Thank you, Stefano, for

Thank you, Stefano, for writing this and for perfectly explaining to the English speaking people what the Italian public school really is. It's a place that gives opportunities to everyone, no matter what social rank, no matter what nationality, and no matter which political views. My kids go to the Italian public school and thanks to the more or less great teachers of public school, who, yes, really earn a misery, they are growing open minded and free and are taught how to be critical thinkers, because confronted with multiple points of views. There is no inculcation of any kind in Italian public school, I can guarantee this. Rather it is the contrary, it is the Italian Prime Minister, who wants to inculcate his principles by cutting the public school funds and promoting private instruction, which he could much better control. This is the danger! Everyone should be conscious of what an ignorant individual is governing our country and how much damage he is provoking with his words and deeds, that by the way are often even anti-constitutional.
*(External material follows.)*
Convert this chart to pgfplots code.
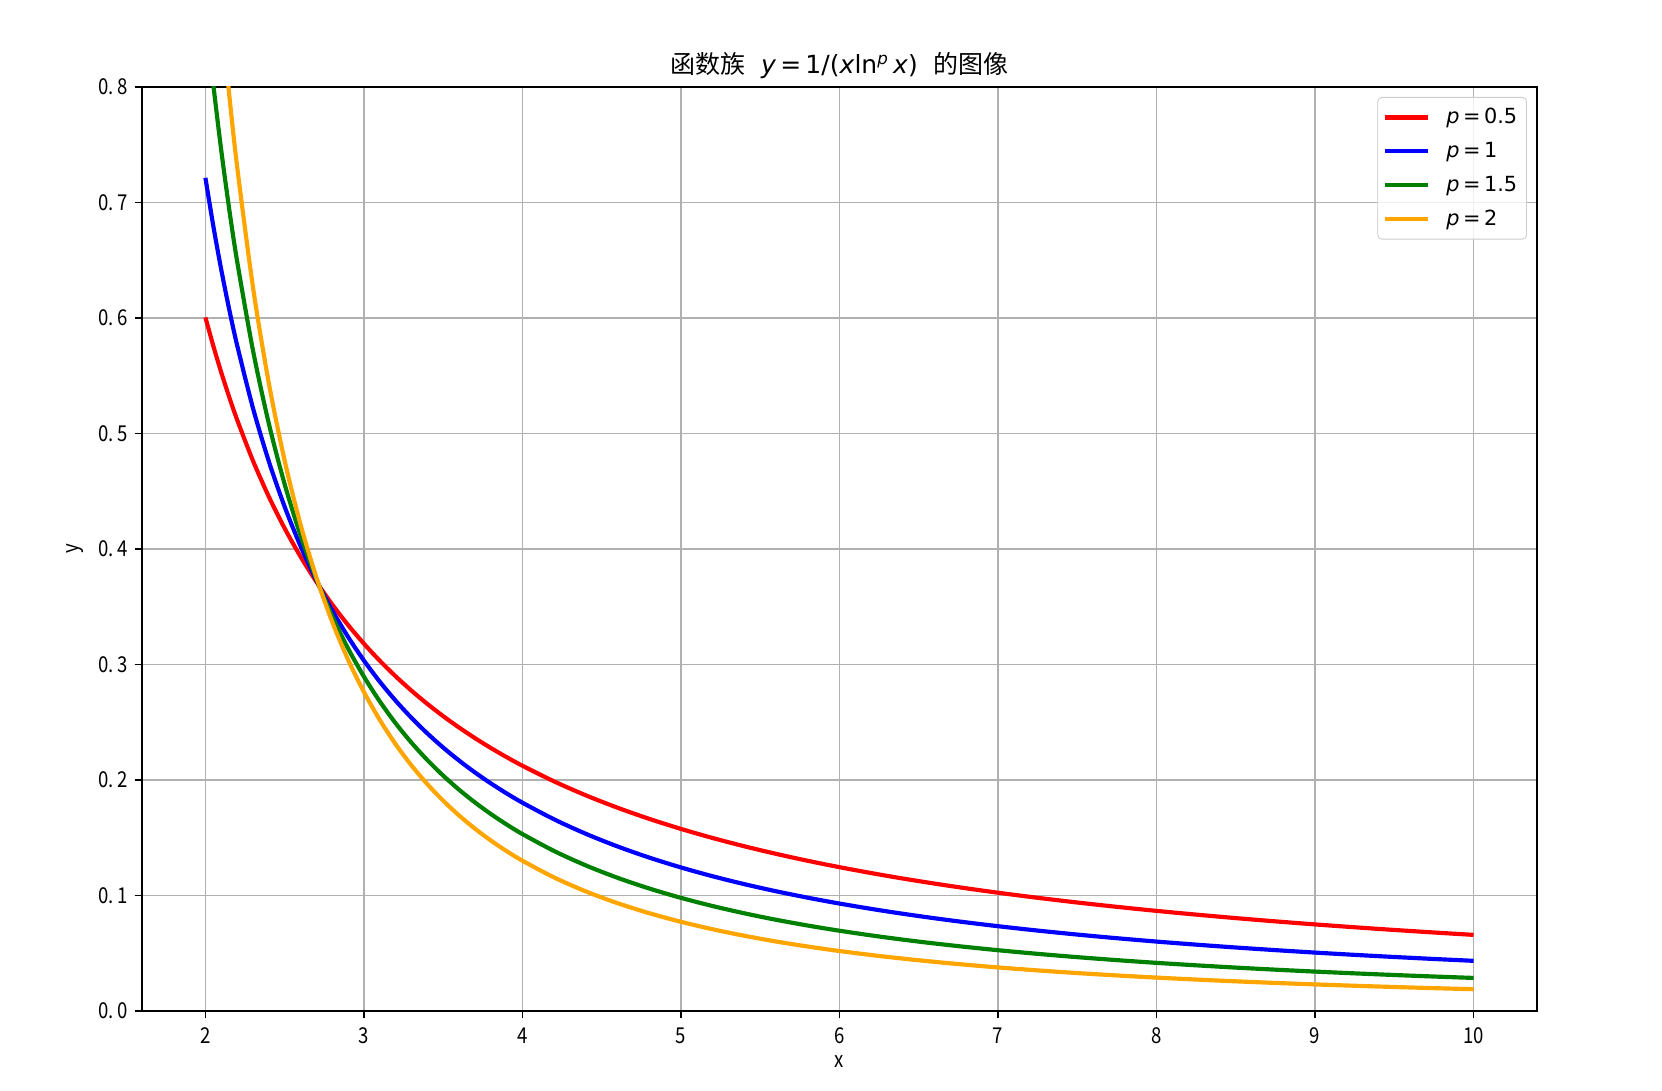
\documentclass[border=0pt]{standalone}
\usepackage{fontspec}
\setmainfont{DejaVu Sans}
\newfontfamily\cjk{Noto Sans CJK SC}
\newfontfamily\tickf[FakeStretch=0.85]{Noto Sans CJK SC}
\usepackage{pgfplots}
\usepackage{pgfplotstable}
\pgfplotsset{compat=1.18}
\definecolor{mplgreen}{HTML}{008000}
\definecolor{mplorange}{HTML}{FFA500}
\definecolor{gridgray}{HTML}{B0B0B0}
\definecolor{legframe}{HTML}{CCCCCC}

% p = 0.5
\pgfplotstableread{
x y
2.0 0.60056
2.05 0.57575
2.1 0.55284
2.15 0.53162
2.2 0.51190
2.3 0.47640
2.4 0.44532
2.5 0.41787
2.6 0.39347
2.7 0.37163
2.8 0.35197
2.9 0.33418
3.0 0.31802
3.1 0.303270
3.2 0.289756
3.3 0.277331
3.4 0.265870
3.5 0.25527
3.6 0.245434
3.7 0.236287
3.8 0.227759
3.9 0.219791
4.0 0.21233
4.2 0.198752
4.4 0.186716
4.6 0.175977
4.8 0.166341
5.0 0.15765
5.2 0.149772
5.4 0.142602
5.6 0.136050
5.8 0.130041
6.0 0.12451
6.25 0.118193
6.5 0.11245
6.75 0.107210
7.0 0.10241
7.25 0.097999
7.5 0.09393
7.75 0.090170
8.0 0.08668
8.25 0.083442
8.5 0.08042
8.75 0.077599
9.0 0.07496
9.25 0.072482
9.5 0.07016
9.75 0.067965
10.0 0.06590
}\pA

% p = 1
\pgfplotstableread{
x y
2.0 0.72135
2.05 0.67955
2.1 0.64182
2.15 0.60762
2.2 0.57650
2.3 0.52201
2.4 0.47594
2.5 0.43654
2.6 0.40252
2.7 0.37289
2.8 0.34687
2.9 0.32387
3.0 0.30341
3.1 0.285116
3.2 0.268667
3.3 0.253811
3.4 0.240336
3.5 0.22807
3.6 0.216856
3.7 0.206576
3.8 0.197122
3.9 0.188402
4.0 0.18034
4.2 0.165910
4.4 0.153396
4.6 0.142453
4.8 0.132813
5.0 0.12427
5.2 0.116645
5.4 0.109811
5.6 0.103654
5.8 0.098082
6.0 0.09302
6.25 0.087309
6.5 0.08219
6.75 0.077583
7.0 0.07341
7.25 0.069627
7.5 0.06617
7.75 0.063013
8.0 0.06011
8.25 0.057441
8.5 0.05497
8.75 0.052689
9.0 0.05057
9.25 0.048596
9.5 0.04676
9.75 0.045038
10.0 0.04343
}\pB

% p = 1.5
\pgfplotstableread{
x y
2.0 0.86643
2.05 0.80206
2.1 0.74512
2.15 0.69449
2.2 0.64925
2.3 0.57198
2.4 0.50866
2.5 0.45604
2.6 0.41178
2.7 0.37415
2.8 0.34184
2.9 0.31387
3.0 0.28947
3.1 0.268048
3.2 0.249113
3.3 0.232286
3.4 0.217254
3.5 0.20377
3.6 0.191606
3.7 0.180601
3.8 0.170606
3.9 0.161495
4.0 0.15317
4.2 0.138495
4.4 0.126023
4.6 0.115315
4.8 0.106043
5.0 0.09796
5.2 0.090845
5.4 0.084560
5.6 0.078972
5.8 0.073977
6.0 0.06949
6.25 0.064495
6.5 0.06007
6.75 0.056144
7.0 0.05263
7.25 0.049470
7.5 0.04662
7.75 0.044035
8.0 0.04168
8.25 0.039542
8.5 0.03758
8.75 0.035776
9.0 0.03412
9.25 0.032581
9.5 0.03116
9.75 0.029845
10.0 0.02862
}\pC

% p = 2
\pgfplotstableread{
x y
2.0 1.04069
2.05 0.94666
2.1 0.86506
2.15 0.79379
2.2 0.73117
2.3 0.62673
2.4 0.54364
2.5 0.47642
2.6 0.42126
2.7 0.37542
2.8 0.33689
2.9 0.30419
3.0 0.27618
3.1 0.252003
3.2 0.230982
3.3 0.212586
3.4 0.196389
3.5 0.18205
3.6 0.169295
3.7 0.157893
3.8 0.147657
3.9 0.138431
4.0 0.13009
4.2 0.115610
4.4 0.103534
4.6 0.093347
4.8 0.084669
5.0 0.07721
5.2 0.070751
5.4 0.065116
5.6 0.060167
5.8 0.055796
6.0 0.05192
6.25 0.047643
6.5 0.04391
6.75 0.040629
7.0 0.03773
7.25 0.035147
7.5 0.03284
7.75 0.030773
8.0 0.02891
8.25 0.027220
8.5 0.02569
8.75 0.024291
9.0 0.02302
9.25 0.021845
9.5 0.02077
9.75 0.019777
10.0 0.01886
}\pD

\begin{document}
\begin{tikzpicture}
\useasboundingbox (-68.16pt,-38.4pt) rectangle (729.6pt,485.28pt);
\begin{axis}[
  at={(0,0)}, anchor=south west,
  scale only axis, width=669.6pt, height=443.52pt,
  xmin=1.6, xmax=10.4, ymin=0, ymax=0.8,
  xtick={2,3,4,5,6,7,8,9,10},
  ytick={0,0.1,0.2,0.3,0.4,0.5,0.6,0.7,0.8},
  yticklabels={0.\kern1.5pt0,0.\kern1.5pt1,0.\kern1.5pt2,0.\kern1.5pt3,0.\kern1.5pt4,0.\kern1.5pt5,0.\kern1.5pt6,0.\kern1.5pt7,0.\kern1.5pt8},
  xtick pos=left, ytick pos=left,
  tick align=outside, major tick length=3.5pt,
  every tick/.style={black, line width=0.8pt},
  axis line style={line width=0.8pt, black},
  grid=major,
  major grid style={gridgray, line width=0.8pt},
  /pgf/number format/assume math mode=true,
  tick label style={font=\tickf\fontsize{10.5}{12}\selectfont},
  xticklabel style={yshift=-1pt},
  xlabel={x}, ylabel={y},
  label style={font=\tickf\fontsize{10.5}{12}\selectfont},
  xlabel style={yshift=1pt},
  title={{\cjk 函数族}\ \ \textit{y}\,=\,1/(\textit{x}ln\textsuperscript{\textit{p}}\,\textit{x})\ \ {\cjk 的图像}},
  title style={font=\fontsize{12}{14}\selectfont, yshift=-5.5pt},
  legend style={at={(1,1)}, anchor=north east, xshift=-4.8pt, yshift=-4.8pt,
    draw=legframe, rounded corners=2pt, fill=white, fill opacity=0.8, text opacity=1,
    font=\fontsize{10}{12}\selectfont, row sep=3.4pt, inner xsep=2.5pt, inner ysep=3.2pt},
  legend cell align=left,
  legend image code/.code={\draw[#1] (0cm,0cm) -- (0.72cm,0cm); \path (0.93cm,0cm);},
  clip=true,
]
\addplot[red, line width=2pt, smooth] table {\pA};
\addlegendentry{\textit{p}\,=\,0.5}
\addplot[blue, line width=2pt, smooth] table {\pB};
\addlegendentry{\textit{p}\,=\,1}
\addplot[mplgreen, line width=2pt, smooth] table {\pC};
\addlegendentry{\textit{p}\,=\,1.5}
\addplot[mplorange, line width=2pt, smooth] table {\pD};
\addlegendentry{\textit{p}\,=\,2}
\end{axis}
\end{tikzpicture}
\end{document}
He should be representing the State and instead attacks what the State should guarantee first of all: free, public education for everyone. Yes, we must not allow him to do so!

I really felt empowered

I really felt empowered reading this article. As someone who is studying to become a teacher (of Italian, here in the US), I understand the constant slack and disrespect teachers face from all angles, though I would not have expected the p.m. to have taken such an abominable stand. Thanks for standing up for teachers! I hope somehow the Italian public school system will get the support it needs to improve.